Seperti halnya zaman Sultan Iskandar Muda (1607-1636) Kerajaan Aceh mengalami
kejayaan kembali pada abad ke 18 sampai abad ke-19. Dalam hubungannya dengan
kekuatan Barat dan negara tetangga, Aceh mampu memainkan posisi strategis dan
kemampuan diplomatiknya yang baik sehingga dihormati oleh kerajaan-kerajaan
lainnya, termasuk bangsa Barat.
Karena
kemampuan tersebut, kedudukan Aceh dihormati oleh dua kekuasaan kolonial yang
berada di sekitar wilayah Aceh, yaitu Inggris dan Belanda melalui Traktat
London pada 1824. Namun, sejak Terusan Suez dibuka, Aceh yang memiliki
kedudukan strategis di Selat Malaka menjadi incaran kekuatan Barat. Untuk
mengantisipasi hal tersebut pada 1871 Inggris dan Belanda menandatangani
Traktat Sumatra.
Melihat gelagat
ini Aceh mulai mencari bantuan dan dukungan ke luar negeri. Kegiatan diplomatik
ini mulai mencemaskan Belanda. Belanda yang merasa takut disaingi mulai
menuntut Aceh untuk mengakui kedaulatan Belanda di nusantara. Kerajaan Aceh
menolak tuntutan Belanda tersebut. Penolakan ini mendorong Belanda untuk
mengirimkan pasukannya ke Kutaraja, ibu kota Kerajaan Aceh pada April 1873.
Pasukan
tersebut dipimpin oleh Mayor Jenderal J.H.R. Kohler. Namun, usaha untuk
menguasai Aceh mengalami kegagalan, bahkan Mayor Jenderal Kohler tewas di depan
Masjid Raya Aceh. Serangan kedua dilakukan Belanda pada bulan Desember 1873 dan
berhasil merebut istana kerajaan Aceh. Pasukan Belanda yang dipimpin oleh
Letnan Jenderal van Swieten memproklamirkan bahwa Kerajaan Aceh berhasil
dikuasai.
Pernyataan ini
tidak terbukti karena kenyataannya Aceh tidak jatuh dan daerah-daerah di luar
Kutaraja masih dikuasai oleh para pejuang Aceh. Walaupun telah dilakukan
serangan secara militer, Aceh secara keseluruhan belum dapat ditaklukan. Oleh
karena itu, Belanda mengirimkan Snouck Hurgronye seorang ahli kajian Islam yang
ditugasi untuk menyelidiki masyarakat Aceh.
Pada 1891,
Teuku Cik Ditiro meninggal. Selanjutnya, pada 1893, Teuku Umar menyatakan
menyerah kepada Belanda. Namun, pada Maret 1896, ia kabur dan bergabung kembali
bersama para pejuang dengan membawa sejumlah uang dan senjata. Pada 11 Februari
1899, Teuku Umar akhirnya tewas di Meulaboh. Perjuangan Teuku Umar dilanjutkan
oleh istrinya yang bernama Cut Nyak Dhien.
Bersama para
pengikutnya ia melakukan perlawanan terhadap Belanda secara gerilya di
hutan-hutan. Pada November 1902, Belanda menangkap dua orang isteri Sultan Aceh
dan anak-anaknya. Belanda kemudian memerintahkan Sultan untuk memilih menyerah
atau keluarganya akan dibuang. Oleh karena itu, pada 10 Januari 1903, Sultan
Daudsyah menyerah.
Demikian pula
Panglima Polim dan beberapa hulubalang yang menyerah pada September 1903.

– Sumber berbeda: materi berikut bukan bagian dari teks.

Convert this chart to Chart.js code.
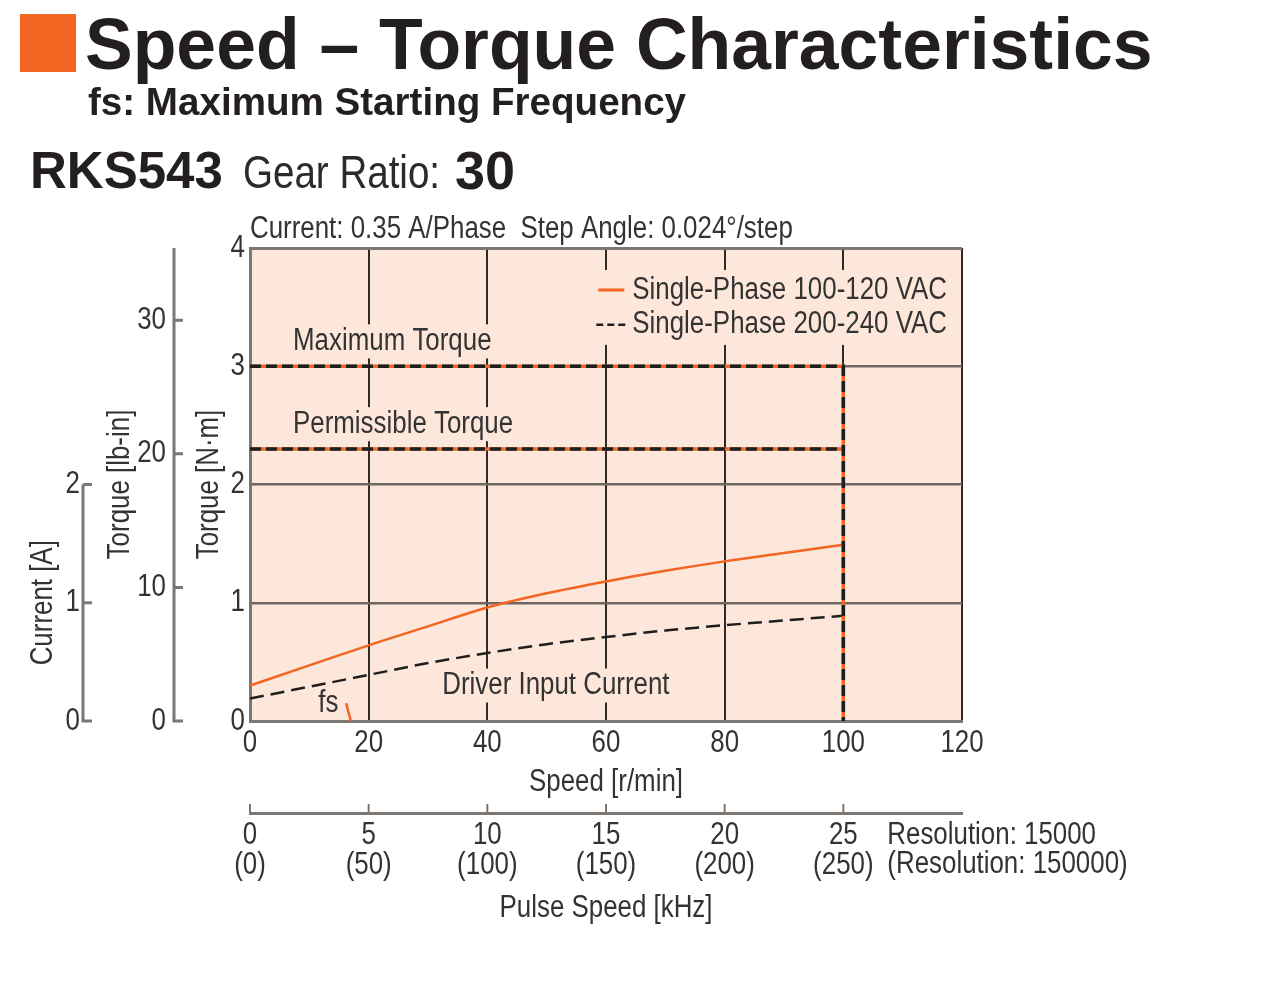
<!DOCTYPE html>
<html>
<head>
<meta charset="utf-8">
<title>Speed - Torque Characteristics</title>
<script src="https://cdn.jsdelivr.net/npm/chart.js"></script>
<style>
  body { margin: 0; background: #fff; }
  #wrap { position: relative; width: 1280px; height: 1002px; overflow: hidden; }
  #chart { position: absolute; left: 0; top: 0; }
  .t { position: absolute; white-space: nowrap; color: #231f20; line-height: 1; }
  .mark { position: absolute; left: 20px; top: 14px; width: 56px; height: 58px; background: #f26522; }
  .h1 { left: 85px; top: 9px; font: bold 71.5px "Liberation Sans", Arial, sans-serif; line-height: 71px; }
  .h2 { left: 88px; top: 83px; font: bold 38.6px "Liberation Sans", Arial, sans-serif; line-height: 38px; }
  .model { left: 30px; top: 145px; font: bold 51px "Liberation Sans", Arial, sans-serif; line-height: 51px; }
  .gear { left: 243px; top: 148px; font: 47px "Liberation Sans", Arial, sans-serif; line-height: 47px; color: #2b2b2b;
          transform: scaleX(0.82); transform-origin: 0 0; }
  .ratio { left: 455px; top: 143px; font: bold 54px "Liberation Sans", Arial, sans-serif; line-height: 54px; }
</style>
</head>
<body>
<div id="wrap">
  <canvas id="chart" width="1280" height="1002"></canvas>
  <div class="mark"></div>
  <div class="t h1">Speed – Torque Characteristics</div>
  <div class="t h2">fs: Maximum Starting Frequency</div>
  <div class="t model">RKS543</div>
  <div class="t gear">Gear Ratio:</div>
  <div class="t ratio">30</div>
</div>
<script>
// ---- data ----
var speed = [0, 10, 20, 30, 40, 50, 60, 70, 80, 90, 100];          // r/min
var torque100V = [0.30, 0.47, 0.64, 0.80, 0.96, 1.08, 1.18, 1.27, 1.35, 1.42, 1.49]; // N·m
var torque200V = [0.19, 0.29, 0.39, 0.49, 0.575, 0.65, 0.71, 0.765, 0.81, 0.85, 0.89];
var maxTorque = 3.0;
var permTorque = 2.3;
var maxSpeed = 100;
var fsSpeed = [16.2, 17.0];
var fsValue = [0.15, 0];
var pulseKHz = [0, 5, 10, 15, 20, 25];
var pulseKHzHi = [0, 50, 100, 150, 200, 250];
var NM_TO_LBIN = 8.851;

var FONT = '"Liberation Sans", Arial, sans-serif';
var SQUEEZE = 0.835;   // no narrow face installed, so squeeze the glyphs like a condensed font
var TXT = '#333';
var AXIS = '#7d7774';
var PEACH = '#fde7da';
var ORANGE = '#f26522';
var BLACK = '#1e1e1e';

var canvas = document.getElementById('chart');
var c2d = canvas.getContext('2d');
var nativeFill = c2d.fillText.bind(c2d);
c2d.fillText = function (text, x, y, maxWidth) {
  var w = c2d.measureText(text).width * SQUEEZE;
  if (maxWidth !== undefined && maxWidth < w) w = maxWidth;
  nativeFill(text, x, y, Math.max(w, 0.01));
};

function pts(xs, ys) {
  return xs.map(function (x, i) { return { x: x, y: ys[i] }; });
}
var maxLine = [{ x: 0, y: maxTorque }, { x: maxSpeed, y: maxTorque }, { x: maxSpeed, y: 0 }];
var permLine = [{ x: 0, y: permTorque }, { x: maxSpeed, y: permTorque }];

function boxText(ctx, text, x, y) {
  var w = ctx.measureText(text).width * SQUEEZE;
  ctx.fillStyle = PEACH;
  ctx.fillRect(x - 4, y - 17, w + 8, 34);
  ctx.fillStyle = TXT;
  ctx.fillText(text, x, y);
}

var extras = {
  id: 'extras',
  beforeDraw: function (chart) {
    var a = chart.chartArea, ctx = chart.ctx;
    ctx.save();
    ctx.fillStyle = PEACH;
    ctx.fillRect(a.left, a.top, a.right - a.left, a.bottom - a.top);
    ctx.restore();
  },
  beforeDatasetsDraw: function (chart) {
    var ctx = chart.ctx, sx = chart.scales.x, sy = chart.scales.y;
    ctx.save();
    ctx.font = '31px ' + FONT;
    ctx.textBaseline = 'middle';
    ctx.textAlign = 'left';
    boxText(ctx, 'Maximum Torque', sx.getPixelForValue(7.25), sy.getPixelForValue(3.21));
    boxText(ctx, 'Permissible Torque', sx.getPixelForValue(7.25), sy.getPixelForValue(2.51));
    boxText(ctx, 'Driver Input Current', sx.getPixelForValue(32.4), sy.getPixelForValue(0.30));
    ctx.fillStyle = TXT;
    ctx.fillText('fs', sx.getPixelForValue(11.5), sy.getPixelForValue(0.15));

    // legend
    var lx = sx.getPixelForValue(58.7), y1 = sy.getPixelForValue(3.645), y2 = sy.getPixelForValue(3.35);
    ctx.fillStyle = PEACH;
    ctx.fillRect(lx - 8, y1 - 20, 365, y2 - y1 + 40);
    ctx.lineWidth = 3;
    ctx.strokeStyle = ORANGE;
    ctx.beginPath(); ctx.moveTo(lx, y1); ctx.lineTo(lx + 26, y1); ctx.stroke();
    ctx.strokeStyle = BLACK;
    ctx.lineWidth = 2.5;
    ctx.setLineDash([7, 4]);
    ctx.beginPath(); ctx.moveTo(lx - 2, y2); ctx.lineTo(lx + 27, y2); ctx.stroke();
    ctx.setLineDash([]);
    ctx.fillStyle = TXT;
    ctx.fillText('Single-Phase 100-120 VAC', lx + 34, y1);
    ctx.fillText('Single-Phase 200-240 VAC', lx + 34, y2);
    ctx.restore();
  },
  afterDraw: function (chart) {
    var ctx = chart.ctx, a = chart.chartArea;
    var yLb = chart.scales.yLb, yA = chart.scales.yA, x2 = chart.scales.x2;
    ctx.save();
    ctx.strokeStyle = AXIS;
    ctx.lineWidth = 3;
    ctx.lineCap = 'butt';
    // lb-in axis
    var xl = yLb.right - 16;
    ctx.beginPath();
    ctx.moveTo(xl, yLb.getPixelForValue(yLb.max));
    ctx.lineTo(xl, yLb.getPixelForValue(0) + 1.5);
    yLb.ticks.forEach(function (t) {
      var y = yLb.getPixelForValue(t.value);
      ctx.moveTo(xl, y); ctx.lineTo(xl + 9, y);
    });
    ctx.stroke();
    // current axis
    var xa = yA.right - 17;
    ctx.beginPath();
    ctx.moveTo(xa, yA.getPixelForValue(2));
    ctx.lineTo(xa, yA.getPixelForValue(0) + 1.5);
    yA.ticks.forEach(function (t) {
      var y = yA.getPixelForValue(t.value);
      ctx.moveTo(xa, y); ctx.lineTo(xa + 9, y);
    });
    ctx.stroke();
    // pulse speed ticks pointing up
    ctx.lineWidth = 2;
    ctx.beginPath();
    pulseKHz.forEach(function (v) {
      var x = x2.getPixelForValue(v);
      ctx.moveTo(x, x2.top); ctx.lineTo(x, x2.top - 9);
    });
    ctx.stroke();

    ctx.fillStyle = TXT;
    ctx.font = '31px ' + FONT;
    ctx.textBaseline = 'middle';
    ctx.textAlign = 'left';
    ctx.fillText('Current: 0.35 A/Phase  Step Angle: 0.024°/step', a.left, a.top - 19);
    var rx = x2.getPixelForValue(25) + 44;
    ctx.fillText('Resolution: 15000', rx, x2.top + 22);
    ctx.fillText('(Resolution: 150000)', rx, x2.top + 51);

    // current axis title, centred on the 0-2 A span
    ctx.translate(yA.left + 43, (yA.getPixelForValue(0) + yA.getPixelForValue(2)) / 2);
    ctx.rotate(-Math.PI / 2);
    ctx.textAlign = 'center';
    ctx.fillText('Current [A]', 0, 0);
    ctx.restore();
  }
};

var font31 = { family: FONT, size: 31 };

new Chart(canvas, {
  type: 'line',
  data: {
    datasets: [
      { label: 'Single-Phase 100-120 VAC', data: pts(speed, torque100V), borderColor: ORANGE, borderWidth: 2.5,
        pointRadius: 0, cubicInterpolationMode: 'monotone', order: 3 },
      { label: 'Single-Phase 200-240 VAC', data: pts(speed, torque200V), borderColor: BLACK, borderWidth: 2.5,
        borderDash: [14, 7], pointRadius: 0, cubicInterpolationMode: 'monotone', order: 3 },
      { label: 'max-b', data: maxLine, borderColor: BLACK, borderWidth: 3.5, borderDash: [11, 5], pointRadius: 0, order: 1 },
      { label: 'max-o', data: maxLine, borderColor: ORANGE, borderWidth: 3.5, pointRadius: 0, order: 2 },
      { label: 'perm-b', data: permLine, borderColor: BLACK, borderWidth: 3.5, borderDash: [11, 5], pointRadius: 0, order: 1 },
      { label: 'perm-o', data: permLine, borderColor: ORANGE, borderWidth: 3.5, pointRadius: 0, order: 2 },
      { label: 'fs', data: pts(fsSpeed, fsValue), borderColor: ORANGE, borderWidth: 2.5, pointRadius: 0, order: 3 }
    ]
  },
  options: {
    responsive: false,
    animation: false,
    devicePixelRatio: 1,
    layout: { padding: { left: 0, top: 248, right: 318, bottom: 74 } },
    plugins: { legend: { display: false }, tooltip: { enabled: false } },
    scales: {
      x: {
        type: 'linear', position: 'bottom', weight: 0, min: 0, max: 120,
        ticks: { stepSize: 20, color: TXT, font: font31, padding: 4, maxRotation: 0, autoSkip: false },
        grid: {
          drawTicks: false,
          color: function (c) { return c.tick && c.tick.value === 0 ? 'rgba(0,0,0,0)' : '#2e2a28'; },
          lineWidth: 2
        },
        border: { color: AXIS, width: 3 },
        title: { display: true, text: 'Speed [r/min]', color: TXT, font: font31, padding: { top: 0, bottom: 12 } },
        afterFit: function (s) { s.height = 92; }
      },
      x2: {
        type: 'linear', position: 'bottom', weight: 1, min: 0, max: 30,
        ticks: {
          stepSize: 5, color: TXT, font: { family: FONT, size: 31, lineHeight: 0.95 }, padding: 8,
          maxRotation: 0, autoSkip: false,
          callback: function (v) {
            var i = pulseKHz.indexOf(v);
            return i < 0 ? '' : [String(pulseKHz[i]), '(' + pulseKHzHi[i] + ')'];
          }
        },
        grid: { drawOnChartArea: false, drawTicks: false },
        border: { color: AXIS, width: 3 },
        title: { display: true, text: 'Pulse Speed [kHz]', color: TXT, font: font31, padding: { top: 0, bottom: 1 } },
        afterFit: function (s) { s.height = 115; }
      },
      y: {
        position: 'left', weight: 0, min: 0, max: 4,
        ticks: { stepSize: 1, color: TXT, font: font31, padding: 5 },
        grid: {
          drawTicks: false,
          color: function (c) {
            var v = c.tick ? c.tick.value : 0;
            return v === 0 ? 'rgba(0,0,0,0)' : (v === 4 ? AXIS : '#6f6561');
          },
          lineWidth: function (c) { return c.tick && c.tick.value === 4 ? 3 : 2.5; }
        },
        border: { color: AXIS, width: 3 },
        title: { display: true, text: 'Torque [N·m]', color: TXT, font: font31, padding: { top: 1, bottom: 0 } },
        afterFit: function (s) { s.width = 60; }
      },
      yLb: {
        position: 'left', weight: 1, min: 0, max: 4 * NM_TO_LBIN,
        ticks: { stepSize: 10, includeBounds: false, color: TXT, font: font31, padding: 24 },
        grid: { display: false, drawTicks: false },
        border: { display: false },
        title: { display: true, text: 'Torque [lb-in]', color: TXT, font: font31, padding: { top: 2, bottom: 0 } },
        afterFit: function (s) { s.width = 90; }
      },
      yA: {
        position: 'left', weight: 2, min: 0, max: 4,
        ticks: { stepSize: 1, color: TXT, font: font31, padding: 20 },
        afterBuildTicks: function (s) { s.ticks = s.ticks.filter(function (t) { return t.value <= 2; }); },
        grid: { display: false, drawTicks: false },
        border: { display: false },
        title: { display: false },
        afterFit: function (s) { s.width = 100; }
      }
    }
  },
  plugins: [extras]
});
</script>
</body>
</html>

Belanda menganggap dengan menyerahnya Sultan Aceh, perlawanan rakyat telah
selesai. Namun, perkiraan ini salah. Ternyata perlawanan rakyat masih terus
berlangsung secara gerilya. Pada 1905, Cut Nyak Dhien berhasil ditangkap di
hutan. Adapun pejuang wanita lainnya, yaitu Cut Nyak Meutia gugur pada 1910.
Baru pada 1912 Perang Aceh benar-benar berakhir.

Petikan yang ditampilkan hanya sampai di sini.